WHAT TO PRODUCE
Begin at the first line of the data and copy each line through the one containing "const yTickText = ['30'];", that line included, with no pictures.

DATA SHOWN

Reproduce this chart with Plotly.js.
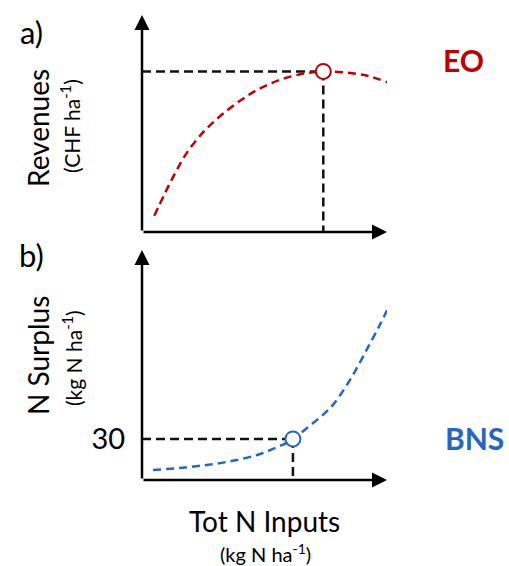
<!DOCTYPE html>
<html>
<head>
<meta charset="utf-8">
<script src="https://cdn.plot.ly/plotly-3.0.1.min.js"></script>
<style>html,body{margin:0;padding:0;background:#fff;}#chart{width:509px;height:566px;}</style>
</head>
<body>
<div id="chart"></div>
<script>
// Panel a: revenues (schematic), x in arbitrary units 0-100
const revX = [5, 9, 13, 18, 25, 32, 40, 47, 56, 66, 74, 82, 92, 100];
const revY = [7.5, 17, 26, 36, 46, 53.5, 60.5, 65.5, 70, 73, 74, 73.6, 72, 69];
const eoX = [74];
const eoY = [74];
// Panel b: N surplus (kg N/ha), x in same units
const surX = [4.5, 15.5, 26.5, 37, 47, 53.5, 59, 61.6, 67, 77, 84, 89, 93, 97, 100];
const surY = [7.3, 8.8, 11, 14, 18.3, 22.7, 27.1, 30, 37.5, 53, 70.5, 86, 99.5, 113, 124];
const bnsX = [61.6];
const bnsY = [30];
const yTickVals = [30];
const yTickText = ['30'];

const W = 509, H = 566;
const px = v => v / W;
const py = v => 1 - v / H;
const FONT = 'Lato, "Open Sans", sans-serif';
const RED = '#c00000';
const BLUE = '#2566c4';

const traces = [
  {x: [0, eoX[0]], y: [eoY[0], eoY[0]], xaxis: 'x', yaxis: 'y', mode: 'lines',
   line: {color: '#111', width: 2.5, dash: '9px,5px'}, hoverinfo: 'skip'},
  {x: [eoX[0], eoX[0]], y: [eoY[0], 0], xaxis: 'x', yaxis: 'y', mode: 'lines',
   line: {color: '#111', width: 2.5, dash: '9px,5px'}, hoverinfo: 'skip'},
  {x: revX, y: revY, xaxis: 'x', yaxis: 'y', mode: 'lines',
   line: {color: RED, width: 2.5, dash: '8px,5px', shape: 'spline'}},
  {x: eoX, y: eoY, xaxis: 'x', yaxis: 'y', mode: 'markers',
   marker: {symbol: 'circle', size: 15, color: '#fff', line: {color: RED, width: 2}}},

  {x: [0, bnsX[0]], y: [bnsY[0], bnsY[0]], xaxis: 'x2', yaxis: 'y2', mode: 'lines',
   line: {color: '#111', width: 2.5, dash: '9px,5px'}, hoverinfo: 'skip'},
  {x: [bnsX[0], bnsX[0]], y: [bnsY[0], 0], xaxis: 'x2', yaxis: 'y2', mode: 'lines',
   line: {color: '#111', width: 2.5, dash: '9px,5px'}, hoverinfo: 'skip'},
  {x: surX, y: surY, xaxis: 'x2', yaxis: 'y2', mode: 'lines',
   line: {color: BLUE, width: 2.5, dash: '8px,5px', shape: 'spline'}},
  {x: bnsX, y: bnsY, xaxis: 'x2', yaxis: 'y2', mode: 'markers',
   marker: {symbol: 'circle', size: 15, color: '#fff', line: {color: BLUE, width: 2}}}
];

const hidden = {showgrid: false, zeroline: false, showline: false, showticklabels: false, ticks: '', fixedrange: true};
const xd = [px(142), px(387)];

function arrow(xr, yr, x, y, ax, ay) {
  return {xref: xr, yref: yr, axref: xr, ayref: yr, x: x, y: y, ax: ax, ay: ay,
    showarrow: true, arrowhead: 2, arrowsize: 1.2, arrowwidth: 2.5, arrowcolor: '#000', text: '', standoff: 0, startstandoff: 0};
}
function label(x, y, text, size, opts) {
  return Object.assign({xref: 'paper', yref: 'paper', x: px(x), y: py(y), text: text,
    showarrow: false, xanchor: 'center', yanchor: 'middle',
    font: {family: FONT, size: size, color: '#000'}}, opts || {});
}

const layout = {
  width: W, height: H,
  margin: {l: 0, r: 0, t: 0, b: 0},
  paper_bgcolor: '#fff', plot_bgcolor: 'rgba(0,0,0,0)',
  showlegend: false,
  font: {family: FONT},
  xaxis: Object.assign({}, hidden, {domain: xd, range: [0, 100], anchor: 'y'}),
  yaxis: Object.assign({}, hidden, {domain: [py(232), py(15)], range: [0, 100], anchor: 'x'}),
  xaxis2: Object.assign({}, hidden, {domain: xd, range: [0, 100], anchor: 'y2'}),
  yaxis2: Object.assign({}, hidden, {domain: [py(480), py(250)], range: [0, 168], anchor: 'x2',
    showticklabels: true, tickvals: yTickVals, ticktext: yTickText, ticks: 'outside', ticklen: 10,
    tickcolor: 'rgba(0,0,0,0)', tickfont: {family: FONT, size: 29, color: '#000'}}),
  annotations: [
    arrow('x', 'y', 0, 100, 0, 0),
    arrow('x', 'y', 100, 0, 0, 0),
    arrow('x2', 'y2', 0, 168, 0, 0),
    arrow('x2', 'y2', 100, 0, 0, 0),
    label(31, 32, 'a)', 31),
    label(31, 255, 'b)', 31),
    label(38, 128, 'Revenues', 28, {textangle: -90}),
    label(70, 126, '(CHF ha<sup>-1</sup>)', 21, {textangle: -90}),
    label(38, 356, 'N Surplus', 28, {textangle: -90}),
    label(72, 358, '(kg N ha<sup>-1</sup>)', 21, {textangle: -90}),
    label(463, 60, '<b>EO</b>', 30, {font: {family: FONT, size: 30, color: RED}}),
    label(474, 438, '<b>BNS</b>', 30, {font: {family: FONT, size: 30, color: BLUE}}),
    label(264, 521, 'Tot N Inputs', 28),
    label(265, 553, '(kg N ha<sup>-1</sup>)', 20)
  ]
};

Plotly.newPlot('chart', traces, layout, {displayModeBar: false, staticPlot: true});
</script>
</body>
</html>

FULL SOLUTION
Reproduce this chart with Plotly.js.
<!DOCTYPE html>
<html>
<head>
<meta charset="utf-8">
<script src="https://cdn.plot.ly/plotly-3.0.1.min.js"></script>
<style>html,body{margin:0;padding:0;background:#fff;}#chart{width:509px;height:566px;}</style>
</head>
<body>
<div id="chart"></div>
<script>
// Panel a: revenues (schematic), x in arbitrary units 0-100
const revX = [5, 9, 13, 18, 25, 32, 40, 47, 56, 66, 74, 82, 92, 100];
const revY = [7.5, 17, 26, 36, 46, 53.5, 60.5, 65.5, 70, 73, 74, 73.6, 72, 69];
const eoX = [74];
const eoY = [74];
// Panel b: N surplus (kg N/ha), x in same units
const surX = [4.5, 15.5, 26.5, 37, 47, 53.5, 59, 61.6, 67, 77, 84, 89, 93, 97, 100];
const surY = [7.3, 8.8, 11, 14, 18.3, 22.7, 27.1, 30, 37.5, 53, 70.5, 86, 99.5, 113, 124];
const bnsX = [61.6];
const bnsY = [30];
const yTickVals = [30];
const yTickText = ['30'];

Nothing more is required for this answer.